Start of Stored rows

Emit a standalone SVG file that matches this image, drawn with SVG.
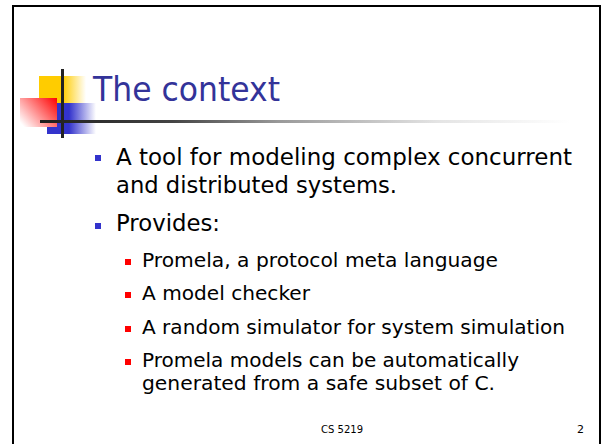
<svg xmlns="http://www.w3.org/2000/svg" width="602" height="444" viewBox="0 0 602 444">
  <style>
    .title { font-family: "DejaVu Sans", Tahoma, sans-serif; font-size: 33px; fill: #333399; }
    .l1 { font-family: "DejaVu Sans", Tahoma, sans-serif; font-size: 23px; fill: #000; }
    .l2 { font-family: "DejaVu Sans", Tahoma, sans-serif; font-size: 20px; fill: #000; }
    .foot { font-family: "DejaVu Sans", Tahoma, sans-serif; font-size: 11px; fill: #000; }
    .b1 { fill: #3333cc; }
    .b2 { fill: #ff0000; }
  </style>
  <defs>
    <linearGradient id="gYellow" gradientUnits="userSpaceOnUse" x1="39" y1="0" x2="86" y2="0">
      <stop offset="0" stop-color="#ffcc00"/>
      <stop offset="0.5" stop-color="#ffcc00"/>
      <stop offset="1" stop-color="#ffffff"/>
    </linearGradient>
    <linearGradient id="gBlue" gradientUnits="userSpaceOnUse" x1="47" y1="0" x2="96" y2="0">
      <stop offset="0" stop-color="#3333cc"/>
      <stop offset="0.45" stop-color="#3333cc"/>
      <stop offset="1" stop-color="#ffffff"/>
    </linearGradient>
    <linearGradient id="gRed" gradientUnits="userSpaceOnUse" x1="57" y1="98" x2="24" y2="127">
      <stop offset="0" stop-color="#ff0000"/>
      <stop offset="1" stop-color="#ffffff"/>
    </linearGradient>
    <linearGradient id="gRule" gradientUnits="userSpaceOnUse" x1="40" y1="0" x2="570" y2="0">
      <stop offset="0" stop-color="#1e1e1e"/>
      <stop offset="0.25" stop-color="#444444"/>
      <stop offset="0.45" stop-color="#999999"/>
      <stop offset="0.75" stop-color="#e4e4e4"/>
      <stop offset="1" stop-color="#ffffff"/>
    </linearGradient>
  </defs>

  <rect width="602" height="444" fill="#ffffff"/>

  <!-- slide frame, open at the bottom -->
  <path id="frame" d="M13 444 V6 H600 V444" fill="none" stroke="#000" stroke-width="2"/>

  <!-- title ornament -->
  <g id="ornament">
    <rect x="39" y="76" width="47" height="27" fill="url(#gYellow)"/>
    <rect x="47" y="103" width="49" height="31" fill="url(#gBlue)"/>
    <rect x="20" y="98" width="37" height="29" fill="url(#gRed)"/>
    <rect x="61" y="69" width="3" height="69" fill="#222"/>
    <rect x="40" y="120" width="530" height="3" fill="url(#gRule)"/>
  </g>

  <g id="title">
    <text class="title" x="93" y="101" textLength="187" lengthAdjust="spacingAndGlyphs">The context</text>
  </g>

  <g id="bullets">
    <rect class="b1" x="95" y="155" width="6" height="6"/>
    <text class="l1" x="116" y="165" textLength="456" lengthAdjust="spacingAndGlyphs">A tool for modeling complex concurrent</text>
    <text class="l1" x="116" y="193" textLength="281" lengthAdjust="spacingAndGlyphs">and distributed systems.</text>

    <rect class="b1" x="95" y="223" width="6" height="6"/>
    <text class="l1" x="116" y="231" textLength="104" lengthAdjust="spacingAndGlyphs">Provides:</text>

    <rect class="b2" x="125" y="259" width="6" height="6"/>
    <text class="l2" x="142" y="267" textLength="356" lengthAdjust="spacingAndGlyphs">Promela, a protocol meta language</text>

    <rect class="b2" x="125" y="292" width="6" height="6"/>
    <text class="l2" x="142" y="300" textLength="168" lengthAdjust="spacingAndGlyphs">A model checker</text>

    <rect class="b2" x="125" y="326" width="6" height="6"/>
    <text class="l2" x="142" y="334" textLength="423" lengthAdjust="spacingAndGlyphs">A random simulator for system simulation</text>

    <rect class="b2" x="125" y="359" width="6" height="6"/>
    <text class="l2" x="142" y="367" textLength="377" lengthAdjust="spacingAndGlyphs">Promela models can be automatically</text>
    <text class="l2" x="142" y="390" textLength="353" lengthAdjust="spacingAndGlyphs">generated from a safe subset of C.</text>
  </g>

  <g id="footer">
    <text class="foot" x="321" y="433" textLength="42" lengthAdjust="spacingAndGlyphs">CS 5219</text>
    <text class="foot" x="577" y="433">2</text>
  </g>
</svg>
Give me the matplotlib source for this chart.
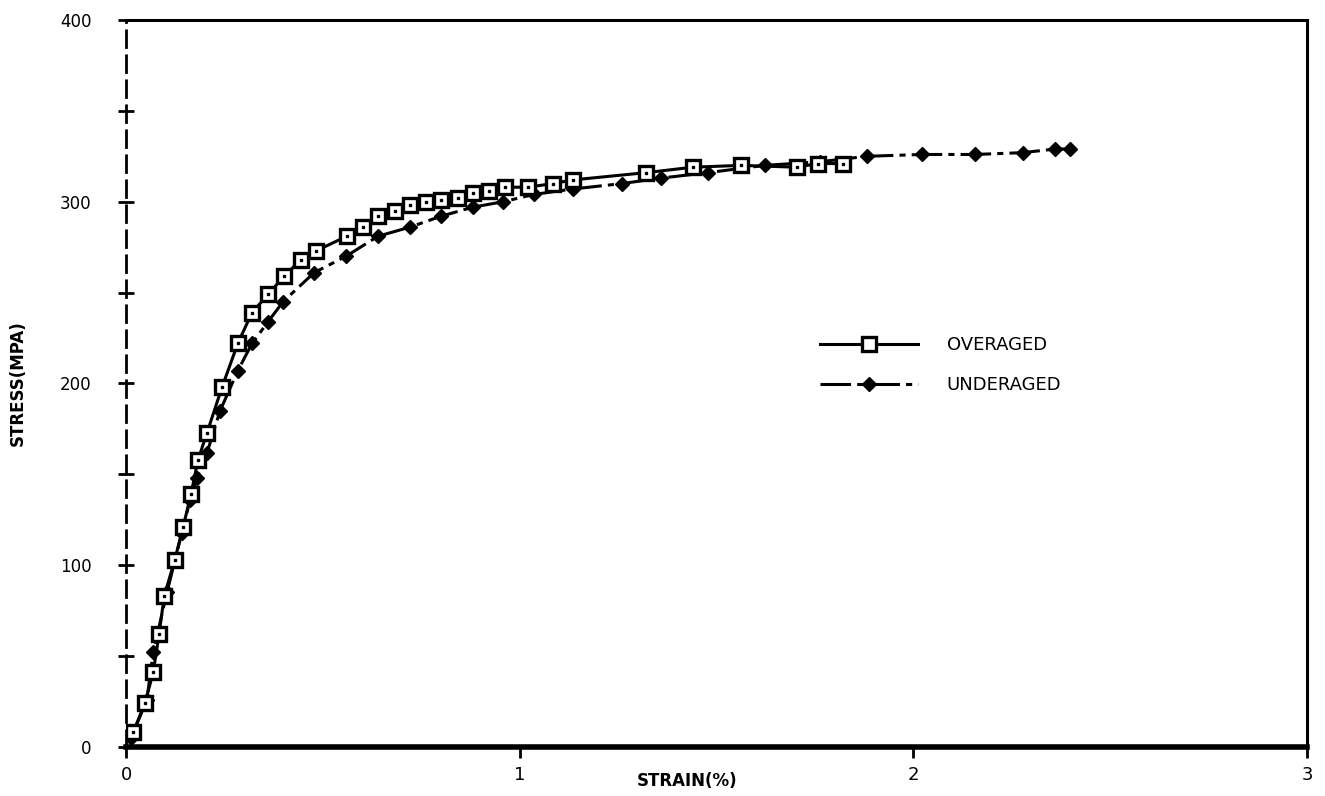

End of Stored rows

=== Short task ===
Please repeat the entries exactly. Do not include the pictures.

=== The response ===
Emit a standalone SVG file that matches this image, drawn with SVG.
<svg xmlns="http://www.w3.org/2000/svg" width="602" height="444" viewBox="0 0 602 444">
  <style>
    .title { font-family: "DejaVu Sans", Tahoma, sans-serif; font-size: 33px; fill: #333399; }
    .l1 { font-family: "DejaVu Sans", Tahoma, sans-serif; font-size: 23px; fill: #000; }
    .l2 { font-family: "DejaVu Sans", Tahoma, sans-serif; font-size: 20px; fill: #000; }
    .foot { font-family: "DejaVu Sans", Tahoma, sans-serif; font-size: 11px; fill: #000; }
    .b1 { fill: #3333cc; }
    .b2 { fill: #ff0000; }
  </style>
  <defs>
    <linearGradient id="gYellow" gradientUnits="userSpaceOnUse" x1="39" y1="0" x2="86" y2="0">
      <stop offset="0" stop-color="#ffcc00"/>
      <stop offset="0.5" stop-color="#ffcc00"/>
      <stop offset="1" stop-color="#ffffff"/>
    </linearGradient>
    <linearGradient id="gBlue" gradientUnits="userSpaceOnUse" x1="47" y1="0" x2="96" y2="0">
      <stop offset="0" stop-color="#3333cc"/>
      <stop offset="0.45" stop-color="#3333cc"/>
      <stop offset="1" stop-color="#ffffff"/>
    </linearGradient>
    <linearGradient id="gRed" gradientUnits="userSpaceOnUse" x1="57" y1="98" x2="24" y2="127">
      <stop offset="0" stop-color="#ff0000"/>
      <stop offset="1" stop-color="#ffffff"/>
    </linearGradient>
    <linearGradient id="gRule" gradientUnits="userSpaceOnUse" x1="40" y1="0" x2="570" y2="0">
      <stop offset="0" stop-color="#1e1e1e"/>
      <stop offset="0.25" stop-color="#444444"/>
      <stop offset="0.45" stop-color="#999999"/>
      <stop offset="0.75" stop-color="#e4e4e4"/>
      <stop offset="1" stop-color="#ffffff"/>
    </linearGradient>
  </defs>

  <rect width="602" height="444" fill="#ffffff"/>

  <!-- slide frame, open at the bottom -->
  <path id="frame" d="M13 444 V6 H600 V444" fill="none" stroke="#000" stroke-width="2"/>

  <!-- title ornament -->
  <g id="ornament">
    <rect x="39" y="76" width="47" height="27" fill="url(#gYellow)"/>
    <rect x="47" y="103" width="49" height="31" fill="url(#gBlue)"/>
    <rect x="20" y="98" width="37" height="29" fill="url(#gRed)"/>
    <rect x="61" y="69" width="3" height="69" fill="#222"/>
    <rect x="40" y="120" width="530" height="3" fill="url(#gRule)"/>
  </g>

  <g id="title">
    <text class="title" x="93" y="101" textLength="187" lengthAdjust="spacingAndGlyphs">The context</text>
  </g>

  <g id="bullets">
    <rect class="b1" x="95" y="155" width="6" height="6"/>
    <text class="l1" x="116" y="165" textLength="456" lengthAdjust="spacingAndGlyphs">A tool for modeling complex concurrent</text>
    <text class="l1" x="116" y="193" textLength="281" lengthAdjust="spacingAndGlyphs">and distributed systems.</text>

    <rect class="b1" x="95" y="223" width="6" height="6"/>
    <text class="l1" x="116" y="231" textLength="104" lengthAdjust="spacingAndGlyphs">Provides:</text>

    <rect class="b2" x="125" y="259" width="6" height="6"/>
    <text class="l2" x="142" y="267" textLength="356" lengthAdjust="spacingAndGlyphs">Promela, a protocol meta language</text>

    <rect class="b2" x="125" y="292" width="6" height="6"/>
    <text class="l2" x="142" y="300" textLength="168" lengthAdjust="spacingAndGlyphs">A model checker</text>

    <rect class="b2" x="125" y="326" width="6" height="6"/>
    <text class="l2" x="142" y="334" textLength="423" lengthAdjust="spacingAndGlyphs">A random simulator for system simulation</text>

    <rect class="b2" x="125" y="359" width="6" height="6"/>
    <text class="l2" x="142" y="367" textLength="377" lengthAdjust="spacingAndGlyphs">Promela models can be automatically</text>
    <text class="l2" x="142" y="390" textLength="353" lengthAdjust="spacingAndGlyphs">generated from a safe subset of C.</text>
  </g>

  <g id="footer">
    <text class="foot" x="321" y="433" textLength="42" lengthAdjust="spacingAndGlyphs">CS 5219</text>
    <text class="foot" x="577" y="433">2</text>
  </g>
</svg>
Give me the matplotlib source for this chart.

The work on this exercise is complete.